In a bid to provide regulatory clarity to issuers and buyers of distributed ledger technology (DLT) based virtual currencies in the area, Wyoming, Colorado, and Montana states have taken the bold step to draft bills pertaining to the use of bitcoin and altcoins, reports Natlawreview on August 1, 2019
The Pro-Crypto Trio
Per sources close to the matter, Wyoming, Colorado, and Montana have all drafted cryptocurrency legislation to regulate the purchase, sale, and transfer of virtual currencies in their individual States.
It’s worth noting that Wyoming started paying attention to its crypto industry in 2018. At the time, the state government drafted four pro-blockchain regulations including HB 19, HB 70, SB 111 and, SF 34.
Furthermore, Wyoming state governor, Mark Gordon, signed bills HB 19, and SB 111 into law on March 7, 2018, and March 12, 2018, respectively, while bill HB 70 and SF 34 both became effective on July 1, 2019.
Breaking it down, Wyoming’s bill HB 19 and HB 70, amended the Wyoming Money Transmitter Act which exempts tokens from money transmitter laws as well as regulations for digital currency transmission.
Montana’s Bill on the use of Cryptocurrencies
Similarly, Montana passed House Bill No. 584 titled “Generally Revise Laws Relating to Cryptocurrency,” and the bill became effective on July 1, 2019.
House Bill No. 584 exempts blockchain-based utility tokens from the state’s securities law and as such, rules that are applicable to securities in Montana no longer relate to utility tokens as long as a certain condition is met.
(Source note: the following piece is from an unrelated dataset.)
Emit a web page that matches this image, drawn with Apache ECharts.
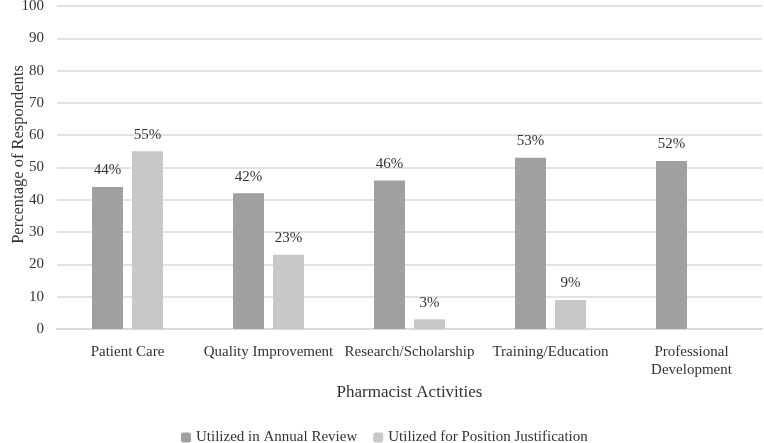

Reportedly, the condition requires that cryptocurrencies must have a “primarily consumptive” purpose and this purpose is defined under the ACT as the token’s aim to “provide or receive goods, services, or content, including access to goods, services, or content.”
On the same note, an issuer of security tokens must file certain disclosures in the state and notify the securities commissioner before they can sell cryptocurrencies in Montana.
Colorado’s Cryptocurrency Bill
The “Colorado Digital Token Act” or Colorado Act will come into effect before the end of August 2019.
Reportedly, the Colorado Act will allow businesses in the state to sell, purchase, trade, and transfer digital tokens between certain persons with the aim of production, distribution, and consumption of goods.
Crypto transactions that meet certain criteria will be exempted from the mandatory securities registration requirements under the Colorado Securities Act (CSA).
Despite this exemption, an issuer or individual who purchases, sells, or transfers digital tokens is still required to file a notice of intent as well as a consumptive purpose at the time of sale or within 180 days after the sale of such asset.
In related news, BTCManager informed on August 1, 2019, that U.S. lawmakers have made it clear that it’s virtually impossible to entirely ban bitcoin. As such, regulating the industry is the only way to go.